GOAL OF THE EXERCISE> Starting at the top of the listing, extract every line up to and including the one with "eineltern = [100, 129.3, 156.2]". Pictures stay out of the copy.
──────── AVAILABLE DATA
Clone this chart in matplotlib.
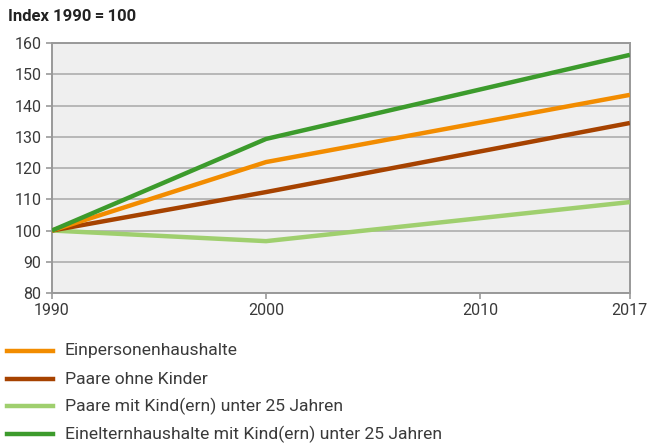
import matplotlib
matplotlib.use("Agg")
import matplotlib.pyplot as plt
from matplotlib.lines import Line2D

# data (Index 1990 = 100)
years = [1990, 2000, 2017]
einpersonen = [100, 121.9, 143.4]
paare_ohne = [100, 112.3, 134.4]
paare_mit = [100, 96.6, 109.1]
eineltern = [100, 129.3, 156.2]

labels = [
    "Einpersonenhaushalte",
    "Paare ohne Kinder",
    "Paare mit Kind(ern) unter 25 Jahren",
    "Einelternhaushalte mit Kind(ern) unter 25 Jahren",
]
colors = ["#f28c00", "#a64200", "#9fcf6e", "#3c9b2c"]
series = [einpersonen, paare_ohne, paare_mit, eineltern]

x_ticks = [1990, 2000, 2010, 2017]
y_ticks = list(range(80, 161, 10))

plt.rcParams['font.family'] = ['Roboto', 'DejaVu Sans']

fig = plt.figure(figsize=(6.5, 4.46), dpi=100)
ax = fig.add_axes([0.08, 0.343, 0.889, 0.5606])
ax.set_facecolor("#efefef")

# draw order: light green, brown, orange, green on top
for idx in [2, 1, 0, 3]:
    ax.plot(years, series[idx], color=colors[idx], lw=3.2, solid_capstyle='butt', zorder=3)

ax.set_xlim(1990, 2017)
ax.set_ylim(80, 160)
ax.set_xticks(x_ticks)
ax.set_yticks(y_ticks)
ax.grid(axis='y', color="#a8a8a8", lw=1.1)
ax.set_axisbelow(True)
for s in ax.spines.values():
    s.set_color("#999999")
    s.set_linewidth(1.4)
ax.tick_params(axis='both', colors="#999999", labelcolor="#3a3a3a", labelsize=11.5,
               length=4, width=1.2)
ax.tick_params(axis='x', pad=3)

fig.text(0.012, 0.962, "Index 1990\u2009=\u2009100", fontsize=12, fontweight='bold',
         color="#222222", va='center', ha='left')

leg_y = [351, 379, 406, 434]
for lab, col, py in zip(labels, colors, leg_y):
    yf = 1 - py / 446
    fig.add_artist(Line2D([7 / 650, 53 / 650], [yf, yf], color=col, lw=3.2,
                          transform=fig.transFigure))
    fig.text(65 / 650, yf, lab, fontsize=12.6, color="#3a3a3a",
             va='center', ha='left')

fig.savefig("out.png", dpi=100)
────────────────
WORKED SOLUTION>
Clone this chart in matplotlib.
import matplotlib
matplotlib.use("Agg")
import matplotlib.pyplot as plt
from matplotlib.lines import Line2D

# data (Index 1990 = 100)
years = [1990, 2000, 2017]
einpersonen = [100, 121.9, 143.4]
paare_ohne = [100, 112.3, 134.4]
paare_mit = [100, 96.6, 109.1]
eineltern = [100, 129.3, 156.2]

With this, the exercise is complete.